Charts and diagrams as code:
──────
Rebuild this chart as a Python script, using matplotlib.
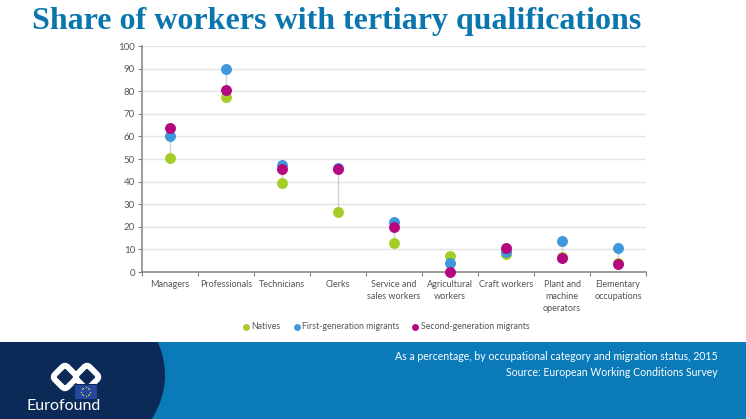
import numpy as np
import matplotlib
matplotlib.use('Agg')
import matplotlib.pyplot as plt
from matplotlib.patches import Polygon, Rectangle, FancyBboxPatch
from matplotlib.transforms import Affine2D

# Values
categories = ['Managers', 'Professionals', 'Technicians', 'Clerks', 'Service and\nsales workers',
              'Agricultural\nworkers', 'Craft workers', 'Plant and\nmachine\noperators', 'Elementary\noccupations']
natives = [50.5, 77.5, 39.5, 26.5, 13, 7, 8, 6.5, 4]
first_gen = [60, 90, 47.5, 46, 22, 4, 9, 13.5, 10.5]
second_gen = [63.5, 80.5, 45.5, 45.5, 20, 0, 10.5, 6, 3.5]

W, H = 746, 419
plt.rcParams['font.family'] = ['Lato', 'DejaVu Sans']
fig = plt.figure(figsize=(W / 100, H / 100), dpi=100)

# Background layer in pixel coordinates
bg = fig.add_axes([0, 0, 1, 1], zorder=0)
bg.set_xlim(0, W)
bg.set_ylim(H, 0)
bg.axis('off')
bg.add_patch(Rectangle((0, 342), W, 77, color='#0a7ab8', lw=0))
yy = np.linspace(342, 419, 60)
xx = 165 - 13 * ((yy - 375) / 44) ** 2
bg.add_patch(Polygon(list(zip(xx, yy)) + [(0, 419), (0, 342)], color='#0b2a57', lw=0))

# Logo: two linked diamonds
for cx in (65, 87):
    rot = Affine2D().rotate_deg_around(cx, 377, 45) + bg.transData
    bg.add_patch(FancyBboxPatch((cx - 9, 368), 18, 18, boxstyle='round,pad=0,rounding_size=4',
                                fc='none', ec='white', lw=4.2, transform=rot))
bg.add_patch(Rectangle((74, 384), 23, 15, fc='#24479b', ec='#0b2a57', lw=0.8, zorder=5))
a = np.linspace(0, 2 * np.pi, 12, endpoint=False)
bg.scatter(85.5 + 4.5 * np.cos(a), 391.5 + 4.5 * np.sin(a), s=0.8, c='#f4d84a', lw=0, zorder=6)
bg.text(63.5, 405.5, 'Eurofound', color='white', fontsize=11.5, ha='center', va='center', zorder=7)

# Title and footer text
bg.text(32, 22, 'Share of workers with tertiary qualifications', color='#0a76ad', fontsize=23,
        fontweight='bold', family='Liberation Serif', va='center', ha='left')
bg.text(718, 356, 'As a percentage, by occupational category and migration status, 2015', color='white',
        fontsize=7.6, ha='right', va='center')
bg.text(718, 372, 'Source: European Working Conditions Survey', color='white', fontsize=7.6,
        ha='right', va='center')

# Chart
ax = fig.add_axes([142 / W, 1 - 272 / H, 504 / W, 226 / H], zorder=1)
ax.patch.set_alpha(0)
x = np.arange(len(categories))
ax.vlines(x, np.minimum.reduce([natives, first_gen, second_gen]),
          np.maximum.reduce([natives, first_gen, second_gen]), color='#d0d0d0', lw=1, zorder=2)
ms = 62
ax.scatter(x, natives, s=ms, c='#a5cd28', lw=0, zorder=3, clip_on=False, label='Natives')
ax.scatter(x, first_gen, s=ms, c='#3f97dc', lw=0, zorder=4, clip_on=False, label='First-generation migrants')
ax.scatter(x, second_gen, s=ms, c='#b5077f', lw=0, zorder=5, clip_on=False, label='Second-generation migrants')

ax.set_xlim(-0.5, len(categories) - 0.5)
ax.set_ylim(0, 100)
ax.set_yticks(range(0, 101, 10))
ax.set_xticks(np.arange(-0.5, len(categories)), minor=False, labels=[])
ax.set_xticks(x, labels=categories, minor=True)
ax.tick_params(axis='x', which='major', length=3, color='#808080', width=0.8)
ax.tick_params(axis='x', which='minor', length=0, labelsize=6.5, labelcolor='#555555', pad=5.5)
ax.tick_params(axis='y', length=3, color='#808080', width=0.8, labelsize=7, labelcolor='#555555', pad=2)
for lab in ax.get_xticklabels(minor=True):
    lab.set_linespacing(1.45)
ax.grid(axis='y', color='#e4e4e4', lw=1)
ax.set_axisbelow(True)
for s in ('top', 'right'):
    ax.spines[s].set_visible(False)
for s in ('left', 'bottom'):
    ax.spines[s].set_color('#808080')
    ax.spines[s].set_linewidth(1.1)

leg = ax.legend(loc='upper center', bbox_to_anchor=(0.483, -0.186), ncol=3, frameon=False, fontsize=6.3,
                markerscale=0.63, handlelength=1, handletextpad=0.1, columnspacing=1.35, labelcolor='#555555')

fig.savefig('out.png', dpi=100)
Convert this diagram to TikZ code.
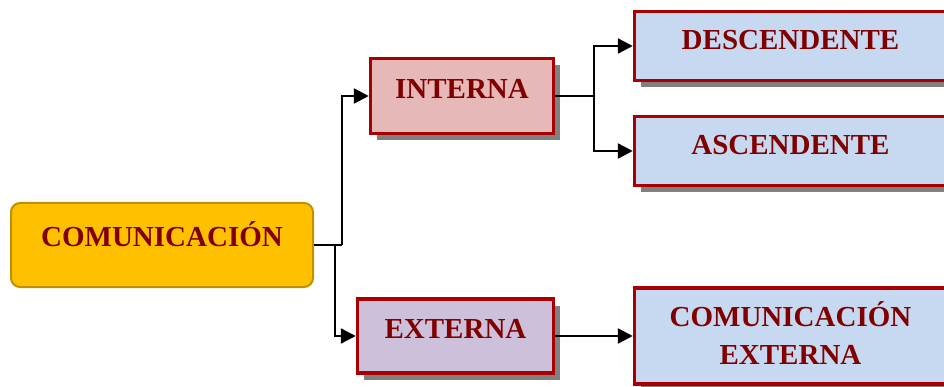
\documentclass[tikz,border=0pt]{standalone}
\usepackage{fontspec}
\setmainfont{Liberation Serif}
\usetikzlibrary{arrows.meta,shadows}
\definecolor{txtred}{HTML}{800000}
\definecolor{boxred}{HTML}{A80000}
\definecolor{comfill}{HTML}{FFC000}
\definecolor{comdraw}{HTML}{BF9000}
\definecolor{intfill}{HTML}{E6B8B7}
\definecolor{extfill}{HTML}{CCC0DA}
\definecolor{bluefill}{HTML}{C6D9F1}
\definecolor{shadowgray}{HTML}{808080}
\tikzset{
  lbl/.style={text=txtred, font=\bfseries\fontsize{29}{37}\selectfont, inner sep=0pt, text height=20pt, text depth=0pt},
  redbox/.style={lbl, draw=boxred, line width=3.5pt,
    drop shadow={shadow xshift=6.5pt, shadow yshift=-6.5pt, fill=shadowgray, opacity=1}},
  combox/.style={lbl, draw=comdraw, line width=2pt, fill=comfill, rounded corners=9pt},
  conn/.style={line width=2.4pt, -{Triangle[length=15pt,width=15pt]}},
  plain/.style={line width=2.4pt},
}
\begin{document}
\begin{tikzpicture}[x=1pt,y=-1pt]
\useasboundingbox (0,0) rectangle (944,387);
\node[combox, minimum width=302pt, minimum height=84pt] (com) at (162,245) {\raisebox{9pt}{COMUNICACIÓN}};
\node[redbox, fill=intfill, minimum width=183pt, minimum height=75pt] (int) at (462,96) {\raisebox{7.5pt}{INTERNA}};
\node[redbox, fill=bluefill, minimum width=312pt, minimum height=69pt] (desc) at (790.5,46) {\raisebox{6.5pt}{DESCENDENTE}};
\node[redbox, fill=bluefill, minimum width=312pt, minimum height=69pt] (asc) at (790.5,151) {\raisebox{6pt}{ASCENDENTE}};
\node[redbox, fill=extfill, minimum width=196pt, minimum height=74pt] (ext) at (455.5,336) {\raisebox{8pt}{EXTERNA}};
\node[redbox, fill=bluefill, minimum width=312pt, minimum height=96pt, align=center, text height=57pt, text depth=0pt] (ce) at (790.5,336) {\raisebox{1pt}{COMUNICACIÓN}\\EXTERNA};
\coordinate (ja) at (342,245);
\coordinate (jb) at (335,245);
\coordinate (jc) at (594,96);
\draw[plain] (com.east) -- (ja);
\draw[conn] (ja) |- (int.west);
\draw[conn] (jb) |- (ext.west);
\draw[plain] (int.east) -- (jc);
\draw[conn] (jc) |- (desc.west);
\draw[conn] (jc) |- (asc.west);
\draw[conn] (ext.east) -- (ce.west);
\end{tikzpicture}
\end{document}
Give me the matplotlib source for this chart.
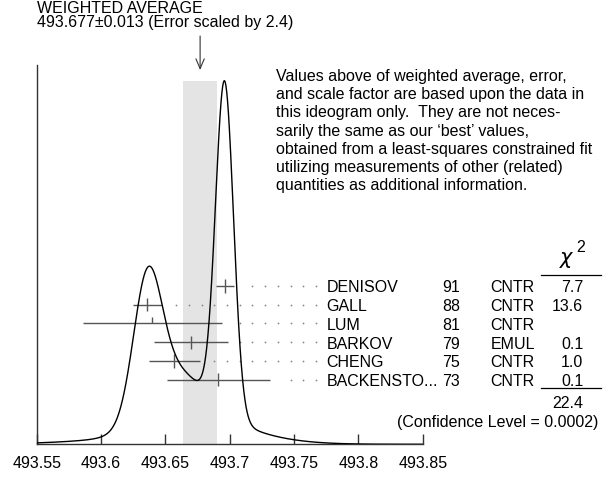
──────
Your copy of the data should match it exactly, except that pictures are left out.

Rebuild this chart as a Python script, using matplotlib.
import numpy as np
import matplotlib
matplotlib.use('Agg')
import matplotlib.pyplot as plt
from matplotlib.patches import Polygon, Rectangle, FancyBboxPatch
from matplotlib.transforms import Affine2D

# Values
categories = ['Managers', 'Professionals', 'Technicians', 'Clerks', 'Service and\nsales workers',
              'Agricultural\nworkers', 'Craft workers', 'Plant and\nmachine\noperators', 'Elementary\noccupations']
natives = [50.5, 77.5, 39.5, 26.5, 13, 7, 8, 6.5, 4]
first_gen = [60, 90, 47.5, 46, 22, 4, 9, 13.5, 10.5]
second_gen = [63.5, 80.5, 45.5, 45.5, 20, 0, 10.5, 6, 3.5]

W, H = 746, 419
plt.rcParams['font.family'] = ['Lato', 'DejaVu Sans']
fig = plt.figure(figsize=(W / 100, H / 100), dpi=100)

# Background layer in pixel coordinates
bg = fig.add_axes([0, 0, 1, 1], zorder=0)
bg.set_xlim(0, W)
bg.set_ylim(H, 0)
bg.axis('off')
bg.add_patch(Rectangle((0, 342), W, 77, color='#0a7ab8', lw=0))
yy = np.linspace(342, 419, 60)
xx = 165 - 13 * ((yy - 375) / 44) ** 2
bg.add_patch(Polygon(list(zip(xx, yy)) + [(0, 419), (0, 342)], color='#0b2a57', lw=0))

# Logo: two linked diamonds
for cx in (65, 87):
    rot = Affine2D().rotate_deg_around(cx, 377, 45) + bg.transData
    bg.add_patch(FancyBboxPatch((cx - 9, 368), 18, 18, boxstyle='round,pad=0,rounding_size=4',
                                fc='none', ec='white', lw=4.2, transform=rot))
bg.add_patch(Rectangle((74, 384), 23, 15, fc='#24479b', ec='#0b2a57', lw=0.8, zorder=5))
a = np.linspace(0, 2 * np.pi, 12, endpoint=False)
bg.scatter(85.5 + 4.5 * np.cos(a), 391.5 + 4.5 * np.sin(a), s=0.8, c='#f4d84a', lw=0, zorder=6)
bg.text(63.5, 405.5, 'Eurofound', color='white', fontsize=11.5, ha='center', va='center', zorder=7)

# Title and footer text
bg.text(32, 22, 'Share of workers with tertiary qualifications', color='#0a76ad', fontsize=23,
        fontweight='bold', family='Liberation Serif', va='center', ha='left')
bg.text(718, 356, 'As a percentage, by occupational category and migration status, 2015', color='white',
        fontsize=7.6, ha='right', va='center')
bg.text(718, 372, 'Source: European Working Conditions Survey', color='white', fontsize=7.6,
        ha='right', va='center')

# Chart
ax = fig.add_axes([142 / W, 1 - 272 / H, 504 / W, 226 / H], zorder=1)
ax.patch.set_alpha(0)
x = np.arange(len(categories))
ax.vlines(x, np.minimum.reduce([natives, first_gen, second_gen]),
          np.maximum.reduce([natives, first_gen, second_gen]), color='#d0d0d0', lw=1, zorder=2)
ms = 62
ax.scatter(x, natives, s=ms, c='#a5cd28', lw=0, zorder=3, clip_on=False, label='Natives')
ax.scatter(x, first_gen, s=ms, c='#3f97dc', lw=0, zorder=4, clip_on=False, label='First-generation migrants')
ax.scatter(x, second_gen, s=ms, c='#b5077f', lw=0, zorder=5, clip_on=False, label='Second-generation migrants')

ax.set_xlim(-0.5, len(categories) - 0.5)
ax.set_ylim(0, 100)
ax.set_yticks(range(0, 101, 10))
ax.set_xticks(np.arange(-0.5, len(categories)), minor=False, labels=[])
ax.set_xticks(x, labels=categories, minor=True)
ax.tick_params(axis='x', which='major', length=3, color='#808080', width=0.8)
ax.tick_params(axis='x', which='minor', length=0, labelsize=6.5, labelcolor='#555555', pad=5.5)
ax.tick_params(axis='y', length=3, color='#808080', width=0.8, labelsize=7, labelcolor='#555555', pad=2)
for lab in ax.get_xticklabels(minor=True):
    lab.set_linespacing(1.45)
ax.grid(axis='y', color='#e4e4e4', lw=1)
ax.set_axisbelow(True)
for s in ('top', 'right'):
    ax.spines[s].set_visible(False)
for s in ('left', 'bottom'):
    ax.spines[s].set_color('#808080')
    ax.spines[s].set_linewidth(1.1)

leg = ax.legend(loc='upper center', bbox_to_anchor=(0.483, -0.186), ncol=3, frameon=False, fontsize=6.3,
                markerscale=0.63, handlelength=1, handletextpad=0.1, columnspacing=1.35, labelcolor='#555555')

fig.savefig('out.png', dpi=100)
Convert this diagram to TikZ code.
\documentclass[tikz,border=0pt]{standalone}
\usepackage{fontspec}
\setmainfont{Liberation Serif}
\usetikzlibrary{arrows.meta,shadows}
\definecolor{txtred}{HTML}{800000}
\definecolor{boxred}{HTML}{A80000}
\definecolor{comfill}{HTML}{FFC000}
\definecolor{comdraw}{HTML}{BF9000}
\definecolor{intfill}{HTML}{E6B8B7}
\definecolor{extfill}{HTML}{CCC0DA}
\definecolor{bluefill}{HTML}{C6D9F1}
\definecolor{shadowgray}{HTML}{808080}
\tikzset{
  lbl/.style={text=txtred, font=\bfseries\fontsize{29}{37}\selectfont, inner sep=0pt, text height=20pt, text depth=0pt},
  redbox/.style={lbl, draw=boxred, line width=3.5pt,
    drop shadow={shadow xshift=6.5pt, shadow yshift=-6.5pt, fill=shadowgray, opacity=1}},
  combox/.style={lbl, draw=comdraw, line width=2pt, fill=comfill, rounded corners=9pt},
  conn/.style={line width=2.4pt, -{Triangle[length=15pt,width=15pt]}},
  plain/.style={line width=2.4pt},
}
\begin{document}
\begin{tikzpicture}[x=1pt,y=-1pt]
\useasboundingbox (0,0) rectangle (944,387);
\node[combox, minimum width=302pt, minimum height=84pt] (com) at (162,245) {\raisebox{9pt}{COMUNICACIÓN}};
\node[redbox, fill=intfill, minimum width=183pt, minimum height=75pt] (int) at (462,96) {\raisebox{7.5pt}{INTERNA}};
\node[redbox, fill=bluefill, minimum width=312pt, minimum height=69pt] (desc) at (790.5,46) {\raisebox{6.5pt}{DESCENDENTE}};
\node[redbox, fill=bluefill, minimum width=312pt, minimum height=69pt] (asc) at (790.5,151) {\raisebox{6pt}{ASCENDENTE}};
\node[redbox, fill=extfill, minimum width=196pt, minimum height=74pt] (ext) at (455.5,336) {\raisebox{8pt}{EXTERNA}};
\node[redbox, fill=bluefill, minimum width=312pt, minimum height=96pt, align=center, text height=57pt, text depth=0pt] (ce) at (790.5,336) {\raisebox{1pt}{COMUNICACIÓN}\\EXTERNA};
\coordinate (ja) at (342,245);
\coordinate (jb) at (335,245);
\coordinate (jc) at (594,96);
\draw[plain] (com.east) -- (ja);
\draw[conn] (ja) |- (int.west);
\draw[conn] (jb) |- (ext.west);
\draw[plain] (int.east) -- (jc);
\draw[conn] (jc) |- (desc.west);
\draw[conn] (jc) |- (asc.west);
\draw[conn] (ext.east) -- (ce.west);
\end{tikzpicture}
\end{document}
Give me the matplotlib source for this chart.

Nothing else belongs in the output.